------ DATA EXCERPT ------

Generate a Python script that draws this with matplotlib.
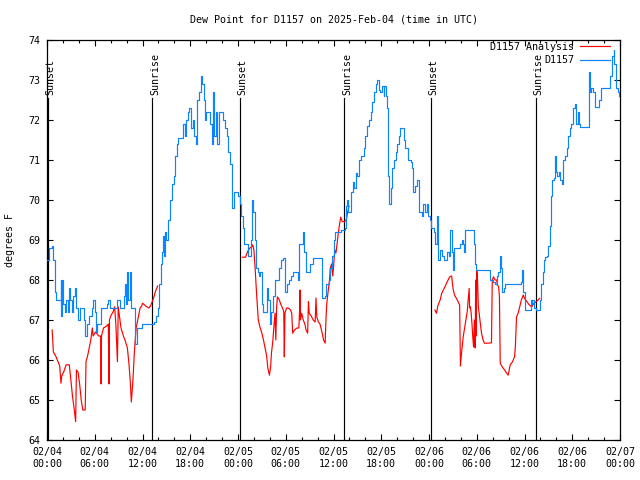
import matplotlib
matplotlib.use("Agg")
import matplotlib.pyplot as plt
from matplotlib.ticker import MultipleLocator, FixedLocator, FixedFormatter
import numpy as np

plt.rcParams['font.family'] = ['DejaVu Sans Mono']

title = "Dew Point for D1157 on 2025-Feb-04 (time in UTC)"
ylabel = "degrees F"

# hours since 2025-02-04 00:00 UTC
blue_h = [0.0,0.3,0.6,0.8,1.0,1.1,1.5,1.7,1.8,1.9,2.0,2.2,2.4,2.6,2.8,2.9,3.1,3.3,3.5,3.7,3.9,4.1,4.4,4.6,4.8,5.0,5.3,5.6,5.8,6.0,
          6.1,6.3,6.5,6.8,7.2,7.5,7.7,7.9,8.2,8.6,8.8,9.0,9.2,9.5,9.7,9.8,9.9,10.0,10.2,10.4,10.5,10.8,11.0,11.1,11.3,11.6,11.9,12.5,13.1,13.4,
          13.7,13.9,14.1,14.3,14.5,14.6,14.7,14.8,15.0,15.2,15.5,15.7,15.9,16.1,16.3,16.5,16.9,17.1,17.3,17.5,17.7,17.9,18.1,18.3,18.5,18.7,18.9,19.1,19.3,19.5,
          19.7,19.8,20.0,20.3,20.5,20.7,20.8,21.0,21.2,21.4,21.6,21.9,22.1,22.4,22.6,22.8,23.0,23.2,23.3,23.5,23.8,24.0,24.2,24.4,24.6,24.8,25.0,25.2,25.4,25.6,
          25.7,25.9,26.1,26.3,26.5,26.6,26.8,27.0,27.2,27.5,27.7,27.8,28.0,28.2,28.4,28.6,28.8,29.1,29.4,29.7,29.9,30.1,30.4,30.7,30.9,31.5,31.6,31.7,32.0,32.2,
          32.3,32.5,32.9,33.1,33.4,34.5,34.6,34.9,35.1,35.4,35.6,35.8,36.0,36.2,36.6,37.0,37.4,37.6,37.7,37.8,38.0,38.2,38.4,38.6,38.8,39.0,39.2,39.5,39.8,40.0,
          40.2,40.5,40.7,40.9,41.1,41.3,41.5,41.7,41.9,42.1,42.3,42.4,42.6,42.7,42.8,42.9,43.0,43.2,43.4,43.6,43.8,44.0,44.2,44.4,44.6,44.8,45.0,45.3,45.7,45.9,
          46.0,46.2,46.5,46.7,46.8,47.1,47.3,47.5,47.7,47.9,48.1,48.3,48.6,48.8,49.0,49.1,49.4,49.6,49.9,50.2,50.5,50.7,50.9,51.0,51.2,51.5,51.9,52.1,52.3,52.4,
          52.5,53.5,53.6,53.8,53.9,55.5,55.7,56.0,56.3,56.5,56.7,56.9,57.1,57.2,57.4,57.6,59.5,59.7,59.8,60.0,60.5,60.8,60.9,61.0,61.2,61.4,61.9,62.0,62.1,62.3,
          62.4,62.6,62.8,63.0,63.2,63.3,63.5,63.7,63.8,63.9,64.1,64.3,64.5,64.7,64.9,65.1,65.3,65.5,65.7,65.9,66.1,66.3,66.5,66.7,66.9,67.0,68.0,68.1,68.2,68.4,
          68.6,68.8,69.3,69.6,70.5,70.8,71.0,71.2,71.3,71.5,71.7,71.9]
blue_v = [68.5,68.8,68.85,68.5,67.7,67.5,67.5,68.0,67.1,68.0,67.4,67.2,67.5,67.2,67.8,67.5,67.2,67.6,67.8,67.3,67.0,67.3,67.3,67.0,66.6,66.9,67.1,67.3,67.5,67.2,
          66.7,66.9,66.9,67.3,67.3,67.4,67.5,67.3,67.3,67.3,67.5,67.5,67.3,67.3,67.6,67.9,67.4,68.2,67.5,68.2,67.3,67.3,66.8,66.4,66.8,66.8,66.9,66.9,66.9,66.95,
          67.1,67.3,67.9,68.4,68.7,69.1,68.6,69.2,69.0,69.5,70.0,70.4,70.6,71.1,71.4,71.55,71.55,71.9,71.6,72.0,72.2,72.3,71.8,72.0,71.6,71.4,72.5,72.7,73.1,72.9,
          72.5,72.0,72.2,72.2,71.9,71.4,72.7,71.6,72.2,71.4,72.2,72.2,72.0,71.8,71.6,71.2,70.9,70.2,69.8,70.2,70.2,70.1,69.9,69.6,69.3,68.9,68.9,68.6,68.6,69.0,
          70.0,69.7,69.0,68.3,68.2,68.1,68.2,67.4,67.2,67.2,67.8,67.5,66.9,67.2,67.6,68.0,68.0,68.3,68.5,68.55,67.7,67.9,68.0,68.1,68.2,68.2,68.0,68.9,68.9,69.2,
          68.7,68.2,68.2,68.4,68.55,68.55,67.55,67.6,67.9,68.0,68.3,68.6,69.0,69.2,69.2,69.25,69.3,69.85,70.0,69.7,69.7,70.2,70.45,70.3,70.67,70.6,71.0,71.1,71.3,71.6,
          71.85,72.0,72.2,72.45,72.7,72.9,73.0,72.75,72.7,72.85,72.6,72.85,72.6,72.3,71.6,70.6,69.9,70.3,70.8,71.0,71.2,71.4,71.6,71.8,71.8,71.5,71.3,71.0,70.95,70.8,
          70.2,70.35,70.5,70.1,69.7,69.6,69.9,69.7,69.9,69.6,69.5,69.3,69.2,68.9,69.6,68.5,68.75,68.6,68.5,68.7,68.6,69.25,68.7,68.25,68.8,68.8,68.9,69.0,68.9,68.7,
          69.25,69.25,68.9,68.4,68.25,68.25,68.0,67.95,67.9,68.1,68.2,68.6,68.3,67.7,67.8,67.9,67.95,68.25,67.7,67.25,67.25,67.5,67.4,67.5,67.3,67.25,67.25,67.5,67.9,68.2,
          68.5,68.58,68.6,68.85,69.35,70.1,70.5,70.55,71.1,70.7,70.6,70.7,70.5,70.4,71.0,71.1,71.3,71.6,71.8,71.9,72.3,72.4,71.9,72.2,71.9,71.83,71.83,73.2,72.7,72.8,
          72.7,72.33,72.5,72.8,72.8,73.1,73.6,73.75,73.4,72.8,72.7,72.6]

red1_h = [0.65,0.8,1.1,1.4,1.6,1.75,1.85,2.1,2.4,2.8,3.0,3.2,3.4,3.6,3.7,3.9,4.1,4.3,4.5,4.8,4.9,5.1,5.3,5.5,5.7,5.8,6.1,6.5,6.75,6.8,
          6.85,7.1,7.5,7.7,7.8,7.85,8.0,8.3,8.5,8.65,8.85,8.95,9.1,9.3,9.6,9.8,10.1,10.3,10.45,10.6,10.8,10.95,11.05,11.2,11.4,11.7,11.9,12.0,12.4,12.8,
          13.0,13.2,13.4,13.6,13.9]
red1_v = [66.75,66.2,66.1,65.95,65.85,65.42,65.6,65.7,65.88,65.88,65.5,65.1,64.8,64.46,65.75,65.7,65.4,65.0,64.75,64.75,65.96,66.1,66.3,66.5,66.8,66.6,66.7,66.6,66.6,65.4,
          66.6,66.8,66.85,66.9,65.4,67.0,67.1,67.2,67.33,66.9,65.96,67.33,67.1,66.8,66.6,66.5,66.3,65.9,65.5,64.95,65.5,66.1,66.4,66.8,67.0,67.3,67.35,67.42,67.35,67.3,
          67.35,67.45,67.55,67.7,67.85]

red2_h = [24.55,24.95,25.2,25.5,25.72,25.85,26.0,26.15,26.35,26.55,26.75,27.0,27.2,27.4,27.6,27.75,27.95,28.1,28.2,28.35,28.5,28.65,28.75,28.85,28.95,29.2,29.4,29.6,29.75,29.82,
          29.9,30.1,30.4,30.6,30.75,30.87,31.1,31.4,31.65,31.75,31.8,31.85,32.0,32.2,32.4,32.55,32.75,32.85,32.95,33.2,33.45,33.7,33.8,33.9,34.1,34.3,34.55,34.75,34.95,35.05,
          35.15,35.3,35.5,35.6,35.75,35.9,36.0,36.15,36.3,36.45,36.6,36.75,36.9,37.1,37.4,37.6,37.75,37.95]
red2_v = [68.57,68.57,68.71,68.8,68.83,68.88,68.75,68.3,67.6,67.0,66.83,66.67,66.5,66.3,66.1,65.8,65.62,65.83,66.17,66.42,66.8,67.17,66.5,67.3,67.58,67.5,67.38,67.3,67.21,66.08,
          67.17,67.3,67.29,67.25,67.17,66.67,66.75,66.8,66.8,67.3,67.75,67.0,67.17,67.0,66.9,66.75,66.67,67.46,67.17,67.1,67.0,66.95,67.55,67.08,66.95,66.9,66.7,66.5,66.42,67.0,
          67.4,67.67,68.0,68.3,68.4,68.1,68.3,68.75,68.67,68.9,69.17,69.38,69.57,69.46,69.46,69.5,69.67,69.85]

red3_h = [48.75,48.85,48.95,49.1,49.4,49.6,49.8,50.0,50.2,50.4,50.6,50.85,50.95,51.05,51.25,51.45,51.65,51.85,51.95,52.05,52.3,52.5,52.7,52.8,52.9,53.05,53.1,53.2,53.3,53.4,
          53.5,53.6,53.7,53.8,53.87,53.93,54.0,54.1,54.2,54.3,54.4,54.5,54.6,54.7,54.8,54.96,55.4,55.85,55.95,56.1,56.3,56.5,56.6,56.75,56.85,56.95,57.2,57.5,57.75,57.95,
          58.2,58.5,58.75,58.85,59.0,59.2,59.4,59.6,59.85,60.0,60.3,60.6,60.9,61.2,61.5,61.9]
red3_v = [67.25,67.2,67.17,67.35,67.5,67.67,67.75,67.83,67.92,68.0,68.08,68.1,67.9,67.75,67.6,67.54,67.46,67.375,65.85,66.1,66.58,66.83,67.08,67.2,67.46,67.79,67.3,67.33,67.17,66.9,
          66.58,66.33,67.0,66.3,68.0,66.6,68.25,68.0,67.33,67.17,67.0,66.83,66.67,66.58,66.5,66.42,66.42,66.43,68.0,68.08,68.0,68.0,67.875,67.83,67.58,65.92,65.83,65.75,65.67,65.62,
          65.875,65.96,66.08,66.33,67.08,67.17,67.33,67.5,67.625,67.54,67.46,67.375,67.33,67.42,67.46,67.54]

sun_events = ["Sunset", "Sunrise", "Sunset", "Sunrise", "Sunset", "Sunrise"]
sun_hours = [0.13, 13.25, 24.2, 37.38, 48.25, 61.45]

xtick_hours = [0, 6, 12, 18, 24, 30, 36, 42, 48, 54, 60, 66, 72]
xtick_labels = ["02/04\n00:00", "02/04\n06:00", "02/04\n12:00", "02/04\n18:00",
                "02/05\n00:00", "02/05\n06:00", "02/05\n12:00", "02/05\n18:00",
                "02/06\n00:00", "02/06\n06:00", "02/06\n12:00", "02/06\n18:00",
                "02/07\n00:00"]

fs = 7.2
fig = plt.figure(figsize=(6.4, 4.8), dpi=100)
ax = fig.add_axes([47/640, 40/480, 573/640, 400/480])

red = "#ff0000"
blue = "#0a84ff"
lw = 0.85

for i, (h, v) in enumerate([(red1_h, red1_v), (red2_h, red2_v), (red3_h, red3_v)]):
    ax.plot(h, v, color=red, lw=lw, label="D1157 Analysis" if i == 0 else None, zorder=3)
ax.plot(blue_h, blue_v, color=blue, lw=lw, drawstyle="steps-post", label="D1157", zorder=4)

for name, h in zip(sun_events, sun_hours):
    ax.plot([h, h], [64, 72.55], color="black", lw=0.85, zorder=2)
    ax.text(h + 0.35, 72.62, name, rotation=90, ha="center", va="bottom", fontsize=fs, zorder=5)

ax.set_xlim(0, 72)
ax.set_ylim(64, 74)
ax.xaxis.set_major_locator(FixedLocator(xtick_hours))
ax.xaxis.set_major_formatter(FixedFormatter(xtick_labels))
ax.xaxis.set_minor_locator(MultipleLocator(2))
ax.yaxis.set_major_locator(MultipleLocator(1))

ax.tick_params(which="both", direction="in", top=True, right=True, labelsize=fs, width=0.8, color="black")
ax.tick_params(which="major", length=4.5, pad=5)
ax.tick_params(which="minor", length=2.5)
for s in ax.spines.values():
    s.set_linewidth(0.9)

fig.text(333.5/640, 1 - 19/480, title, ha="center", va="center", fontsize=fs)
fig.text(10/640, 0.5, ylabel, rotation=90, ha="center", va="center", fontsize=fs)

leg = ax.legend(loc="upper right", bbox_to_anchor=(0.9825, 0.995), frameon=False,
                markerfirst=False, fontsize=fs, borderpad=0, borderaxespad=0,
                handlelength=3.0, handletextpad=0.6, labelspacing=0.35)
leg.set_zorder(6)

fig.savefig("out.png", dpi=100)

------

• [EXERCISE DETAILS]:
Repeat the lines above, starting at the first and stopping after the line that holds "import numpy as np", with the pictures left out.

• [TASK OUTPUT]:
Generate a Python script that draws this with matplotlib.
import matplotlib
matplotlib.use("Agg")
import matplotlib.pyplot as plt
from matplotlib.ticker import MultipleLocator, FixedLocator, FixedFormatter
import numpy as np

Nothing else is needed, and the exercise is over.